Встав, они направились к сейфу, но гадкий смешок громко прозвучал в ночной тишине. Дамы подскочили, как ужаленные – в окно заглядывали два бородатых типа и, гнусно ухмыляясь, рассматривали растерявшихся женщин. Свежий воздух южной ночи наполнился запахами застарелого пота, перегара, несвежей одежды, исходившими от двух оборванцев. Джина и Мелинда их тут же узнали. Двое из болотных братьев Нили, белой рвани, возомнившей себя ровней Лаумерам и Тейлорам из-за того, что их собственный клочок лесистого заболоченного леса вклинился между землями двух обширных плантаций.
– Мисс Джина Келли, мисс Мелинда Лаумер, какая приятная встреча, прекрасные леди, – глумливо протянули братцы.

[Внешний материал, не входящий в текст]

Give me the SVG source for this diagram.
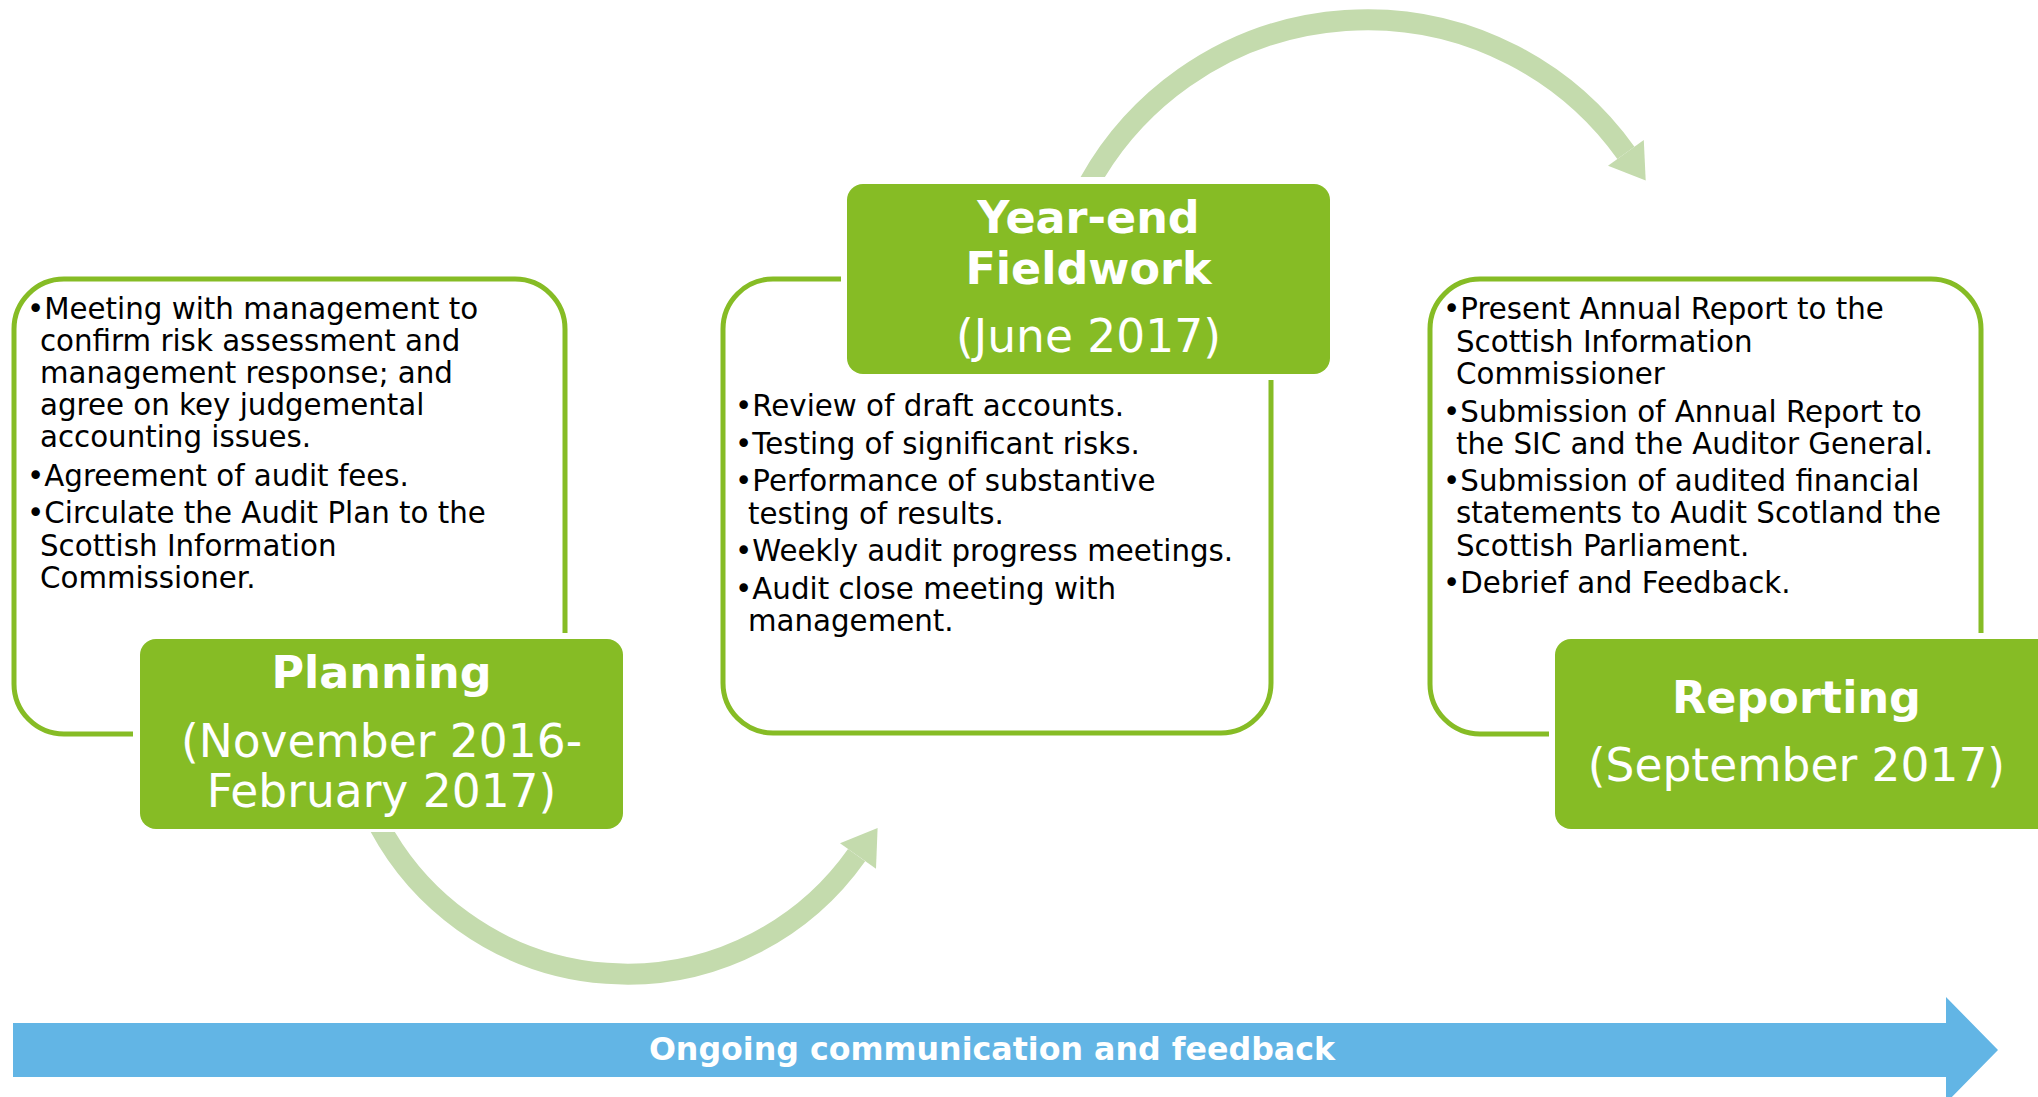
<svg xmlns="http://www.w3.org/2000/svg" width="2038" height="1097" viewBox="0 0 2038 1097">
<style>
.outline{fill:none;stroke:#86bc25;stroke-width:5}
.box{fill:#86bc25}
.body{font-family:"DejaVu Sans",Verdana,sans-serif;font-size:29.3px;fill:#000}
.title{font-family:"DejaVu Sans",Verdana,sans-serif;font-size:44.5px;font-weight:bold;fill:#fff;text-anchor:middle}
.date{font-family:"DejaVu Sans",Verdana,sans-serif;font-size:45.5px;fill:#fff;text-anchor:middle}
.arc{fill:none;stroke:#c4dbad;stroke-width:21}
.head{fill:#c4dbad}
.bar{fill:#62b5e5}
.bartext{font-family:"DejaVu Sans",Verdana,sans-serif;font-size:31.7px;font-weight:bold;fill:#fff;text-anchor:middle}
</style>
<defs>
<clipPath id="clipTop"><rect x="0" y="0" width="2038" height="177"/></clipPath>
<clipPath id="clipBottom"><rect x="0" y="832" width="2038" height="265"/></clipPath>
</defs>
<g id="connectors">
<path class="arc" clip-path="url(#clipTop)" d="M1085.5 190 A318 318 0 0 1 1625.9 152.9"/>
<polygon class="head" points="1643.8,140.1 1645.7,180.6 1608,165.7"/>
<path class="arc" clip-path="url(#clipBottom)" d="M376.3 820 A281 281 0 0 0 856.6 855.1"/>
<polygon class="head" points="840,843.3 877.6,828 876,868.7"/>
</g>
<g id="planning">
<path class="outline" d="M565 633 V329 A50 50 0 0 0 515 279 H64 A50 50 0 0 0 14 329 V684 A50 50 0 0 0 64 734 H133"/>
<text class="body"><tspan x="27" y="319">•Meeting with management to</tspan><tspan x="40" y="351">confirm risk assessment and</tspan><tspan x="40" y="383">management response; and</tspan><tspan x="40" y="415">agree on key judgemental</tspan><tspan x="40" y="447">accounting issues.</tspan><tspan x="27" y="486">•Agreement of audit fees.</tspan><tspan x="27" y="523">•Circulate the Audit Plan to the</tspan><tspan x="40" y="555.5">Scottish Information</tspan><tspan x="40" y="588">Commissioner.</tspan></text>
<rect class="box" x="140" y="639" width="483" height="190" rx="16"/>
<text class="title" x="381.5" y="688">Planning</text>
<text class="date" x="381.5" y="757">(November 2016-</text>
<text class="date" x="381.5" y="807">February 2017)</text>
</g>
<g id="fieldwork">
<path class="outline" d="M841 279 H773 A50 50 0 0 0 723 329 V683 A50 50 0 0 0 773 733 H1221 A50 50 0 0 0 1271 683 V380"/>
<text class="body"><tspan x="735" y="416">•Review of draft accounts.</tspan><tspan x="735" y="454">•Testing of significant risks.</tspan><tspan x="735" y="491">•Performance of substantive</tspan><tspan x="748" y="523.5">testing of results.</tspan><tspan x="735" y="561">•Weekly audit progress meetings.</tspan><tspan x="735" y="598.5">•Audit close meeting with</tspan><tspan x="748" y="631">management.</tspan></text>
<rect class="box" x="847" y="184" width="483" height="190" rx="16"/>
<text class="title" x="1088.5" y="233">Year-end</text>
<text class="title" x="1088.5" y="283.5">Fieldwork</text>
<text class="date" x="1088.5" y="352">(June 2017)</text>
</g>
<g id="reporting">
<path class="outline" d="M1981 633 V329 A50 50 0 0 0 1931 279 H1480 A50 50 0 0 0 1430 329 V684 A50 50 0 0 0 1480 734 H1549"/>
<text class="body"><tspan x="1443" y="319">•Present Annual Report to the</tspan><tspan x="1456" y="351.5">Scottish Information</tspan><tspan x="1456" y="383.5">Commissioner</tspan><tspan x="1443" y="421.5">•Submission of Annual Report to</tspan><tspan x="1456" y="453.5">the SIC and the Auditor General.</tspan><tspan x="1443" y="491">•Submission of audited financial</tspan><tspan x="1456" y="523">statements to Audit Scotland the</tspan><tspan x="1456" y="555.5">Scottish Parliament.</tspan><tspan x="1443" y="592.5">•Debrief and Feedback.</tspan></text>
<rect class="box" x="1555" y="639" width="500" height="190" rx="16"/>
<text class="title" x="1796.5" y="713">Reporting</text>
<text class="date" x="1796.5" y="781">(September 2017)</text>
</g>
<g id="communication">
<polygon class="bar" points="13,1023 1946,1023 1946,997 1998,1050 1946,1103 1946,1077 13,1077"/>
<text class="bartext" x="992" y="1060">Ongoing communication and feedback</text>
</g>
</svg>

– Джентльмены, – слегка присела Мелинда, а мозг ее лихорадочно работал в поисках выхода из новой ловушки. Леди, занятые своим наследством, утратили бдительность.
– Прекрасные леди нас заждались, – протянули братья с ленивым южным акцентом и забрались в окно.

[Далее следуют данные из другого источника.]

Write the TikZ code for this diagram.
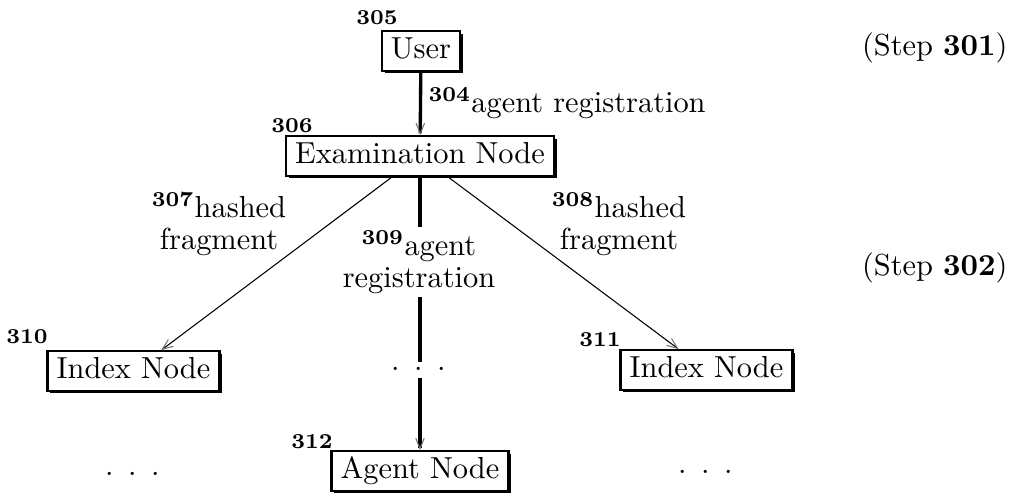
\documentclass[tikz,border=0pt]{standalone}
\usetikzlibrary{arrows.meta,shadows}
\newcommand\tdots{${\cdot}\hspace{4.8pt}{\cdot}\hspace{4.8pt}{\cdot}$}
\newcommand\refnum[1]{\textsuperscript{\bfseries #1}}
\begin{document}
\begin{tikzpicture}[x=0.329pt,y=-0.329pt,
  box/.style={draw,fill=white,line width=0.7pt,inner xsep=3pt,inner ysep=2pt,
    text height=7pt,text depth=2pt,
    drop shadow={shadow xshift=0.9pt,shadow yshift=-0.9pt,opacity=1,fill=black}},
  num/.style={font=\scriptsize\bfseries,inner sep=0pt},
  lbl/.style={align=center,font=\fontsize{10}{10.5}\selectfont,inner sep=0pt},
  tip/.style={-{Straight Barb[length=3.5pt,width=2.8pt,line width=0.35pt,color=black!55]}},
  thickline/.style={line width=1.1pt},
  thinline/.style={line width=0.35pt},
  dotsnode/.style={inner sep=0pt}]
\useasboundingbox (0,0) rectangle (1018,500);

% boxes
\node[box] (user)  at (421,51)    {User};
\node[box] (exam)  at (420,156)   {Examination Node};
\node[box] (idx1)  at (133.5,371) {Index Node};
\node[box] (idx2)  at (706.5,370) {Index Node};
\node[box] (agent) at (420,471)   {Agent Node};

% reference numbers
\node[num] (n305) at (377,18)  {305};
\node[num] (n306) at (292,126) {306};
\node[num] (n310) at (27,337)  {310};
\node[num] (n311) at (600,340) {311};
\node[num] (n312) at (312,442) {312};

% dots
\node[dotsnode] (d1) at (133,475) {\tdots};
\node[dotsnode] (d2) at (419,370) {\tdots};
\node[dotsnode] (d3) at (706,473) {\tdots};
\coordinate (g1) at (420,362);
\coordinate (g2) at (420,378);

% connectors
\draw[thickline,tip] (user) -- (exam);
\draw[thinline,tip] (exam) -- (idx1);
\draw[thinline,tip] (exam) -- (idx2);
\draw[thickline] (exam) -- (g1);
\draw[thickline,tip] (g2) -- (agent);

% connector labels
\node[lbl,anchor=base west] (l304) at (428,113) {\refnum{304}agent registration};
\node[lbl] (l307) at (219,224) {\refnum{307}hashed\\fragment};
\node[lbl] (l308) at (619,224) {\refnum{308}hashed\\fragment};
\node[lbl,fill=white,inner sep=1pt] (l309) at (419,262) {\refnum{309}agent\\registration};

% steps
\node[anchor=east,inner sep=0pt] (s301) at (1008,48)  {(Step \textbf{301})};
\node[anchor=east,inner sep=0pt] (s302) at (1008,268) {(Step \textbf{302})};
\end{tikzpicture}
\end{document}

– Что вы делаете на нашей земле? – вышла вперед Джина.
– Была ваша, – хмыкнул Джаспер Нили – старший из шалопаев-братцев.
– Вы нарушили границу чужих владений, – резко сказала Мелинда.
– Предлагаю вам немедленно уйти.
– Сейчас, разбежались, – протянул младший брат с нехорошим блеском в глазах. Мелинда передернулась от отвращения – так смотрел на нее негодяй Джеффри Нили, и теперь она всегда узнает этот мужской похотливый взгляд. Ее затошнило от омерзения, но усилием воли она подавила панику, а мозг ее холодно просчитывал варианты спасения. Делать нечего, придется убить братцев того негодяя.
– Джаспер, я хочу младшую, – заныл Джилберт Нили.
– Наливной персик, так и ждет мужских прикосновений…
Старший дал младшему дружеский подзатыльник и объяснил:
– Я для начала, займусь, мисс Мелиндой, давно на нее смотрю, а ты начни с тетушки, потом поменяемся.
Мелинда громко икнула, схватила Джину за руку и оттащила себе за спину.
– Надменным аристократкам, кажется, не по нраву наше общество, а, Джаспер? – осклабился младший брат.
– Точно, их изящные ножки подгибаются, а по бархатным шкуркам бегут мурашки, – протянул Джаспер.
– Не делайте нам больно, добрые господа, – закатив глаза, простонала Мелинда.
– Ладно, я сегодня добрый, – согласился Джаспер.
– Бить не буду, так, самую малость, рук-ног тоже не выкручу.
Два брата с совершенно определенными намерениями двинулись к женщинам. Джина испустила пронзительный вопль и шарахнулась, потянув за собой Мелинду. Джонас крякнул и загородил хозяек.
– Ого, что это? – вскричал Джаспер, заметив приоткрытую дверцу сейфа.
– Вот где хранятся знаменитые сокровища Келли и Лаумеров. Напрасно мы рыли под фундаментом их дома и во дворе.